**The task:**
Only the number is wanted: tally the lines below that contain the word "script".

[Start Dataset records]

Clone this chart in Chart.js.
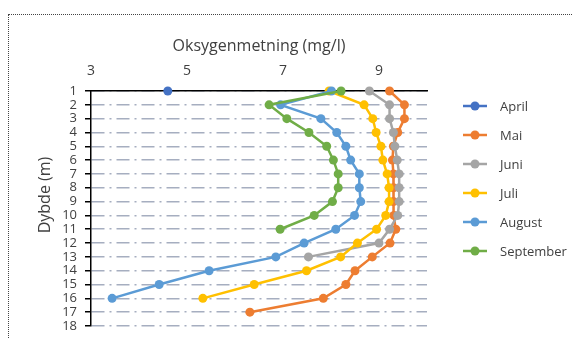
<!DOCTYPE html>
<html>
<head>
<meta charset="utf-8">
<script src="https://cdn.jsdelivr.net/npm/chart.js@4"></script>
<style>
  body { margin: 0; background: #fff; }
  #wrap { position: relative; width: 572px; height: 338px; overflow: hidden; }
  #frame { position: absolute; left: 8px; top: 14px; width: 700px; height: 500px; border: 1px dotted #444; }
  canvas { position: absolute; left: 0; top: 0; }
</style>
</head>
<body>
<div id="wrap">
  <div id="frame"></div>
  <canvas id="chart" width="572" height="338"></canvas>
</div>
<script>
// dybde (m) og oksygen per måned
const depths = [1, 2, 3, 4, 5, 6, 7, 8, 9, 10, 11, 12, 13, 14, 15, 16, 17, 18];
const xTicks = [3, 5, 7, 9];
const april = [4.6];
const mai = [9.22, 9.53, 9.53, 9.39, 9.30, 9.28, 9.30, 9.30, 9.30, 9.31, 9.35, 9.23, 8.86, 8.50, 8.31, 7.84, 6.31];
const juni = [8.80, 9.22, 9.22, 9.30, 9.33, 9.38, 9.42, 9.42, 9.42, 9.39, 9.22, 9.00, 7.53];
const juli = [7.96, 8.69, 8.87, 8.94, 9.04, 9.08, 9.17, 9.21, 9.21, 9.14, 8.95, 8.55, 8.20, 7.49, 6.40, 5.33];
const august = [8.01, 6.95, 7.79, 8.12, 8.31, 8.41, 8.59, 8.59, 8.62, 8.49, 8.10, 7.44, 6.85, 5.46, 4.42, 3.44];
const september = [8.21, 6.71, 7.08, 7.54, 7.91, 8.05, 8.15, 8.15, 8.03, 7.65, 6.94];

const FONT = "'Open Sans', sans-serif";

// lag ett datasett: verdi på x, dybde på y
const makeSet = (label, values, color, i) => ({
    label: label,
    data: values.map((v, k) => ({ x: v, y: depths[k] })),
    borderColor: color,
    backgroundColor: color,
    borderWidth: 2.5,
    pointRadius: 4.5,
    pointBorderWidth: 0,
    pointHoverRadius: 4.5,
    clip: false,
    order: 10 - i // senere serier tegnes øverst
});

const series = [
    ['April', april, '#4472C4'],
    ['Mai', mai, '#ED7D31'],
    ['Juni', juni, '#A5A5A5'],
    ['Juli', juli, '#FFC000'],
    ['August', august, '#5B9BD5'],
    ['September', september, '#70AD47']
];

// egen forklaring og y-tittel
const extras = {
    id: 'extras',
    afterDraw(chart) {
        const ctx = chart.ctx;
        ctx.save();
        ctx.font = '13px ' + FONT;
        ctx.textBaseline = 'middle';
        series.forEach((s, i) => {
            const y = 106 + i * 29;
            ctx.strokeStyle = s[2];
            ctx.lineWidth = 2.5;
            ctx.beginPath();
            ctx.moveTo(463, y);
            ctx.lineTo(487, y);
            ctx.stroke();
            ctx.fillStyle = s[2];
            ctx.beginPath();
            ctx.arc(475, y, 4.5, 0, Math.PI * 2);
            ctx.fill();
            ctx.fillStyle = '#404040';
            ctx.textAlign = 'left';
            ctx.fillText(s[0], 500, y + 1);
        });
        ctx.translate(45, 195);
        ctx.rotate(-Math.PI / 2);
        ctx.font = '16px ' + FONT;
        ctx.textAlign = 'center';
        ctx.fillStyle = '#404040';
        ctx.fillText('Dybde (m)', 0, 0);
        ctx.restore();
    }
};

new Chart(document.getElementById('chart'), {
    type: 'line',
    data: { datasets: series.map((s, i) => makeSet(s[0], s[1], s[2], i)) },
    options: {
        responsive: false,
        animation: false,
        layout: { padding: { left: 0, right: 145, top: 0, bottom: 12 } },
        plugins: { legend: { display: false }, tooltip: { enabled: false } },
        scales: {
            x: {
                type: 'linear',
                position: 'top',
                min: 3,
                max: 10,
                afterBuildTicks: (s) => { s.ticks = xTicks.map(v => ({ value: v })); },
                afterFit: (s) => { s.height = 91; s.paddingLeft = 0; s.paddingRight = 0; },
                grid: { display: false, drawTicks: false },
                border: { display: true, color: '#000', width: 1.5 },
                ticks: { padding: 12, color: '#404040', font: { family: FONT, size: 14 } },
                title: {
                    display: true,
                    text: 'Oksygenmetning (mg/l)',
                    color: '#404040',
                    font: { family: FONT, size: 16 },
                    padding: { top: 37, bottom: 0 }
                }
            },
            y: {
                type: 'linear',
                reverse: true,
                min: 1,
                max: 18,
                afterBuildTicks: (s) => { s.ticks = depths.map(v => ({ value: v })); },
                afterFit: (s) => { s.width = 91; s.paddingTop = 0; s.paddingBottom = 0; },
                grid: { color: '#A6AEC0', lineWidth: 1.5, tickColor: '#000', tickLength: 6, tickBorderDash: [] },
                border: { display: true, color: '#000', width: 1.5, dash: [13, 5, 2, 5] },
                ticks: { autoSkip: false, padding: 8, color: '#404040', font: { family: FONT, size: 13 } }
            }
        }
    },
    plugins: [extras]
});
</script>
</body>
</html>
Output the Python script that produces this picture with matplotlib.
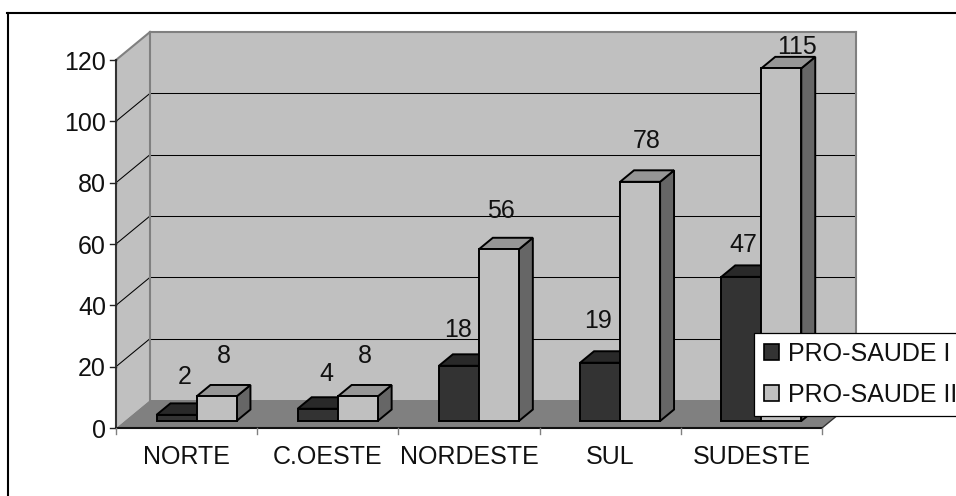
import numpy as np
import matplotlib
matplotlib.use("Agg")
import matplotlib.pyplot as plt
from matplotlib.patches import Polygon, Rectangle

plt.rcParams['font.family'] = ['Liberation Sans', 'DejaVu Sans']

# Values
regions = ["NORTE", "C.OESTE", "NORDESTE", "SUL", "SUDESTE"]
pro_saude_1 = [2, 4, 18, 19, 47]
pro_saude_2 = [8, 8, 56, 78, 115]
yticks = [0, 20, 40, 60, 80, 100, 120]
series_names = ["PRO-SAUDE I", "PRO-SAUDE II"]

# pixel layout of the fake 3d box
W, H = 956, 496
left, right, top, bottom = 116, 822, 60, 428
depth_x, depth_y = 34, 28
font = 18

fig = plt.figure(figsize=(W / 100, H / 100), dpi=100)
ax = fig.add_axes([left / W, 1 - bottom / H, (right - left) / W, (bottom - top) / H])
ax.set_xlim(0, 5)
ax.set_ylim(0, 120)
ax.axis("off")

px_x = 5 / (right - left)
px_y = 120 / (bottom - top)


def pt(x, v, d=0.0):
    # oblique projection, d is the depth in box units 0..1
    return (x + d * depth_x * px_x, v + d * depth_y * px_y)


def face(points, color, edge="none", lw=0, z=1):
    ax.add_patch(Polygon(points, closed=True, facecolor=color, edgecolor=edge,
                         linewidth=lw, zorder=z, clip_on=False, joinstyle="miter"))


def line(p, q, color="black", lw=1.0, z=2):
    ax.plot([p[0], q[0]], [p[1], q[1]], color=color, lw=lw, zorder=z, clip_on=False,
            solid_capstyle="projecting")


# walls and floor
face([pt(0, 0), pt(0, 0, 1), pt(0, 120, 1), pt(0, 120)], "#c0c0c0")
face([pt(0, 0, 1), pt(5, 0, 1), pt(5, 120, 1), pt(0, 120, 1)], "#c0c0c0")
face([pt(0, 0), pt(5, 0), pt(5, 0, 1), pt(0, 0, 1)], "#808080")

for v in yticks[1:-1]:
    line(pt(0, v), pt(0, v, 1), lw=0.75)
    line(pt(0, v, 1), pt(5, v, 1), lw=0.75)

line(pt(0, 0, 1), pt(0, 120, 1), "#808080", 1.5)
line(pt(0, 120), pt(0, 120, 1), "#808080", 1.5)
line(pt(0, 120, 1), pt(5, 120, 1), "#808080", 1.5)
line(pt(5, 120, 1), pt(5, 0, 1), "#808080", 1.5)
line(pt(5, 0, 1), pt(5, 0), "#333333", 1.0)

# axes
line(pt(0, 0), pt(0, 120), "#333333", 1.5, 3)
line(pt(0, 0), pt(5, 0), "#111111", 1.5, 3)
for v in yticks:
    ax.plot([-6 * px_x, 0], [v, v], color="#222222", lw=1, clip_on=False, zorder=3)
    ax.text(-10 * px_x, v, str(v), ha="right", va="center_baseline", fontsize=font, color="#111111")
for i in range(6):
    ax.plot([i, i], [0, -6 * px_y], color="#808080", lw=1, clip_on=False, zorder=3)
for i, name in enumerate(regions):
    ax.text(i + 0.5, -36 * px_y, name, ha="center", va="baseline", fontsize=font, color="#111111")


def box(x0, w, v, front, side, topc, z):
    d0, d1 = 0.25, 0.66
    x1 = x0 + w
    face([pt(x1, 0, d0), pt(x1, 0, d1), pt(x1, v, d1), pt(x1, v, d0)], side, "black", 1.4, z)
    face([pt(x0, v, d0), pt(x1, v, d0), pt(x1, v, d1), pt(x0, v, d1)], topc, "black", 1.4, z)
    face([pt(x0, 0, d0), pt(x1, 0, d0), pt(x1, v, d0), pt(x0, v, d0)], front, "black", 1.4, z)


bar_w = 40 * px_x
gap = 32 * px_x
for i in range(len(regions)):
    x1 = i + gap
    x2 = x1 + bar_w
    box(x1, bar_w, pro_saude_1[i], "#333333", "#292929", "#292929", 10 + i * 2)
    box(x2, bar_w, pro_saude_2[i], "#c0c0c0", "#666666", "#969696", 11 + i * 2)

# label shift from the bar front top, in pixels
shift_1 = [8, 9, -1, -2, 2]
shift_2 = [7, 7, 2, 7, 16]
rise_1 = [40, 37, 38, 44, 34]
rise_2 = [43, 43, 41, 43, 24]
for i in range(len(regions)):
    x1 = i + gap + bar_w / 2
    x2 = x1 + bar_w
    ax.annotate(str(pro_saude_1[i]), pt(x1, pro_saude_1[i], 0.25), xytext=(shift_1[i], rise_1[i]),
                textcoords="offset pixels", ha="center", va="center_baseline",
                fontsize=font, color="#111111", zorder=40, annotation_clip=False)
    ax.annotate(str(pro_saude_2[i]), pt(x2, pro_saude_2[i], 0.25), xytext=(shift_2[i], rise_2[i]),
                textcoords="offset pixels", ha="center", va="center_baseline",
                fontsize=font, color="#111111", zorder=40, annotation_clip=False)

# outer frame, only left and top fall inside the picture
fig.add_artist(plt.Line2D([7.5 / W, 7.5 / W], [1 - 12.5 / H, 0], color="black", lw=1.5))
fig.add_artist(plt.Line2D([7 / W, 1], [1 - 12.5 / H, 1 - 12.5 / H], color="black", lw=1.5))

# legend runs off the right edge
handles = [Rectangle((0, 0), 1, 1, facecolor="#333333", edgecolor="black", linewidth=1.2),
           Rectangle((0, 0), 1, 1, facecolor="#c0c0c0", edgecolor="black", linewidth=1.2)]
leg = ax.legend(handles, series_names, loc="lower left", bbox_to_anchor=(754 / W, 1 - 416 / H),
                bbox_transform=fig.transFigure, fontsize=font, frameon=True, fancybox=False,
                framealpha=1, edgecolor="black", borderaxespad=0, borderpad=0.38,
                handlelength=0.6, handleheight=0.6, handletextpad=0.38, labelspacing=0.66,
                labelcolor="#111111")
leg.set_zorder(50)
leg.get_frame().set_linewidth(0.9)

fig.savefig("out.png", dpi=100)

[End Dataset records]

**Problem solution:**
4